There was the great blizzard of 1899, trains chugged over the snowy Brooklyn Bridge a decade before that, and even more snow buried New York City streets and structures around the turn of the 19th century. Back then, there was no warning when a blizzard was on the way, so the city would have to scramble to deal with clean-up.

Snow removal was a daunting task at the time, without the more sophisticated equipment that we have today, removing snow meant shovels and carriages.
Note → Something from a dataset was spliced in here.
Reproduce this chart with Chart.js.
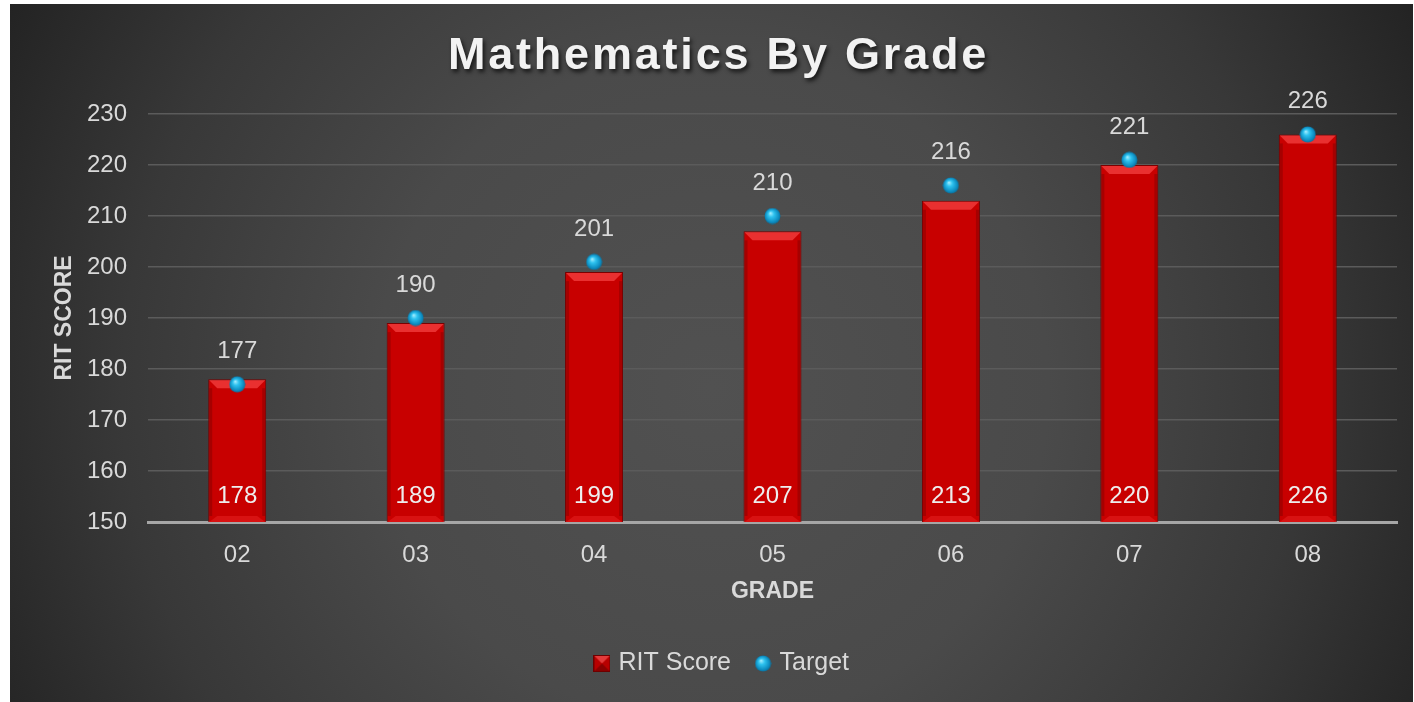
<!DOCTYPE html>
<html>
<head>
<meta charset="utf-8">
<script src="https://cdn.jsdelivr.net/npm/chart.js@4.4.1/dist/chart.umd.min.js"></script>
<style>
html, body { margin: 0; padding: 0; background: #fff; }
#wrap { position: absolute; left: 10px; top: 4px; width: 1403px; height: 698px; }
</style>
</head>
<body>
<div id="wrap"><canvas id="g_grade"></canvas></div>
<script>
// values
var grades = ['02', '03', '04', '05', '06', '07', '08'];
var ritScore = [178, 189, 199, 207, 213, 220, 226];
var target = [177, 190, 201, 210, 216, 221, 226];
var yMin = 150, yMax = 230, yStep = 10;

var fuente = '"Liberation Sans", Arial, sans-serif';
var gris = '#d9d9d9';

// little blue ball for the target points
function esfera(size) {
    var c = document.createElement('canvas');
    c.width = size; c.height = size;
    var x = c.getContext('2d');
    var r = size / 2;
    var g = x.createRadialGradient(r * 0.75, r * 0.65, 0, r, r, r);
    g.addColorStop(0, '#aef0ff');
    g.addColorStop(0.35, '#2ec3f0');
    g.addColorStop(0.8, '#0d8cc0');
    g.addColorStop(1, '#086a95');
    x.fillStyle = g;
    x.beginPath(); x.arc(r, r, r - 0.5, 0, Math.PI * 2); x.fill();
    return c;
}

// red bevel square for the legend
function marcaBarra(size) {
    var c = document.createElement('canvas');
    c.width = size; c.height = size;
    var x = c.getContext('2d');
    x.fillStyle = '#b80000';
    x.fillRect(0, 0, size, size);
    x.fillStyle = '#e23a3a';
    x.beginPath(); x.moveTo(0, 0); x.lineTo(size, 0); x.lineTo(size / 2, size / 2); x.closePath(); x.fill();
    x.fillStyle = '#8a0000';
    x.beginPath(); x.moveTo(0, size); x.lineTo(size, size); x.lineTo(size / 2, size / 2); x.closePath(); x.fill();
    x.strokeStyle = '#6e0000';
    x.lineWidth = 1;
    x.strokeRect(0.5, 0.5, size - 1, size - 1);
    return c;
}

var bola = esfera(17);
var bolaLeyenda = esfera(17);
var cuadro = marcaBarra(17);

var fondo = {
    id: 'fondo',
    beforeDraw: function (chart) {
        var ctx = chart.ctx, w = chart.width, h = chart.height;
        var cx = w * 0.5, cy = h * 0.55;
        var g = ctx.createRadialGradient(cx, cy, 0, cx, cy, w * 0.6);
        g.addColorStop(0, '#515151');
        g.addColorStop(0.4, '#4a4a4a');
        g.addColorStop(0.7, '#383838');
        g.addColorStop(1, '#1f1f1f');
        ctx.save();
        ctx.fillStyle = g;
        ctx.fillRect(0, 0, w, h);
        ctx.restore();
    },
    afterDraw: function (chart) {
        var ctx = chart.ctx;
        ctx.save();
        ctx.font = 'bold 45px ' + fuente;
        ctx.letterSpacing = '2.8px';
        ctx.textAlign = 'center';
        ctx.textBaseline = 'middle';
        ctx.shadowColor = 'rgba(0,0,0,0.7)';
        ctx.shadowOffsetX = 2;
        ctx.shadowOffsetY = 3;
        ctx.shadowBlur = 4;
        ctx.fillStyle = '#f2f2f2';
        ctx.fillText('Mathematics By Grade', chart.width / 2 + 7, 53);
        ctx.restore();
    }
};

// bars start at 0 and get clipped, so the visible bottom is the axis
function pieBarra(chart) {
    return chart.scales.y.getPixelForValue(yMin);
}

var bisel = {
    id: 'bisel',
    afterDatasetDraw: function (chart, args) {
        if (args.index !== 0) return;
        var ctx = chart.ctx;
        var b = pieBarra(chart);
        ctx.save();
        args.meta.data.forEach(function (bar) {
            var l = bar.x - bar.width / 2, r = bar.x + bar.width / 2;
            var t = bar.y, d = 9;
            ctx.fillStyle = 'rgba(255,80,80,0.6)';
            ctx.beginPath();
            ctx.moveTo(l + 1, t + 1); ctx.lineTo(r - 1, t + 1); ctx.lineTo(r - d, t + d); ctx.lineTo(l + d, t + d);
            ctx.closePath(); ctx.fill();
            ctx.fillStyle = 'rgba(255,60,60,0.3)';
            ctx.beginPath();
            ctx.moveTo(l + 1, b); ctx.lineTo(r - 1, b); ctx.lineTo(r - d, b - 6); ctx.lineTo(l + d, b - 6);
            ctx.closePath(); ctx.fill();
            ctx.fillStyle = 'rgba(90,0,0,0.3)';
            ctx.fillRect(r - 4, t + d, 3, b - t - d - 6);
            ctx.fillRect(l + 1, t + d, 3, b - t - d - 6);
        });
        ctx.restore();
    }
};

var etiquetas = {
    id: 'etiquetas',
    afterDatasetsDraw: function (chart) {
        var ctx = chart.ctx;
        var b = pieBarra(chart);
        ctx.save();
        ctx.font = '24px ' + fuente;
        ctx.textAlign = 'center';
        ctx.textBaseline = 'middle';
        chart.getDatasetMeta(0).data.forEach(function (bar, i) {
            ctx.fillStyle = '#eeeeee';
            ctx.fillText(ritScore[i], bar.x, b - 26);
        });
        chart.getDatasetMeta(1).data.forEach(function (pt, i) {
            ctx.fillStyle = gris;
            ctx.fillText(target[i], pt.x, pt.y - 33);
        });
        ctx.restore();
    }
};

new Chart(document.getElementById('g_grade'), {
    type: 'bar',
    data: {
        labels: grades,
        datasets: [{
            label: 'RIT Score',
            data: ritScore,
            backgroundColor: '#c80000',
            borderColor: '#7a0000',
            borderWidth: 1,
            barPercentage: 0.325,
            categoryPercentage: 1,
            order: 1
        }, {
            type: 'line',
            label: 'Target',
            data: target,
            showLine: false,
            pointStyle: bola,
            pointRadius: 8,
            pointHoverRadius: 8,
            order: 0
        }]
    },
    options: {
        responsive: true,
        maintainAspectRatio: false,
        animation: false,
        layout: { padding: { top: 110, right: 16, bottom: 16, left: 40 } },
        plugins: {
            title: { display: false },
            tooltip: { enabled: false },
            legend: {
                position: 'bottom',
                maxHeight: 63,
                labels: {
                    color: gris,
                    font: { size: 25, family: fuente },
                    usePointStyle: true,
                    boxWidth: 8,
                    boxHeight: 16,
                    padding: 28,
                    sort: function (a, b) { return a.datasetIndex - b.datasetIndex; },
                    generateLabels: function (chart) {
                        var items = Chart.defaults.plugins.legend.labels.generateLabels(chart);
                        items.forEach(function (it) {
                            it.pointStyle = it.datasetIndex === 0 ? cuadro : bolaLeyenda;
                        });
                        return items;
                    }
                }
            }
        },
        scales: {
            x: {
                grid: { display: false, drawTicks: false },
                border: { color: '#a6a6a6', width: 3 },
                ticks: { color: gris, font: { size: 24, family: fuente }, padding: 19 },
                title: {
                    display: true, text: 'GRADE', color: gris,
                    font: { size: 23, weight: 'bold', family: fuente },
                    padding: { top: 0, bottom: 18 }
                },
                afterFit: function (scale) { scale.height = 101; }
            },
            y: {
                min: yMin, max: yMax,
                grid: { color: '#5b5b5b', lineWidth: 1.5, drawTicks: false },
                border: { display: false },
                ticks: { stepSize: yStep, color: gris, font: { size: 24, family: fuente }, padding: 21 },
                title: {
                    display: true, text: 'RIT SCORE', color: gris,
                    font: { size: 23, weight: 'bold', family: fuente },
                    padding: { top: 1, bottom: 0 }
                },
                afterFit: function (scale) { scale.width = 98; }
            }
        }
    },
    plugins: [fondo, bisel, etiquetas]
});
</script>
</body>
</html>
They were still testing out methods of removal, and it wasn't always quick and efficient—in 1898, in a letter to the editor of the NY Times about "the snow removal problem," the reader noted: "Whether the tardiness in removing the snow from the city's streets is due to the lack of executive ability of the Street Cleaning Department or to the inefficiency of the force and the materials at that department's command, is an open question."

For the most part, you would see masses of snow shovelers out on the street (in this NY Times article from 1905, one is noted to have "fainted from exhaustion"), who would load snow into horse-drawn carriages. From there, the snow would be dumped in the East River (which is not allowed anymore).

By 1902, the Times reported that the Department of Street Cleaning had 2,500 "of its own men and 1,500 hired helpers, [who] undertook the problem of removing from the city streets of snow and ice which had accumulated." Too bad they didn't have flamethrowers, but a decade or so later they did get some motorized plows.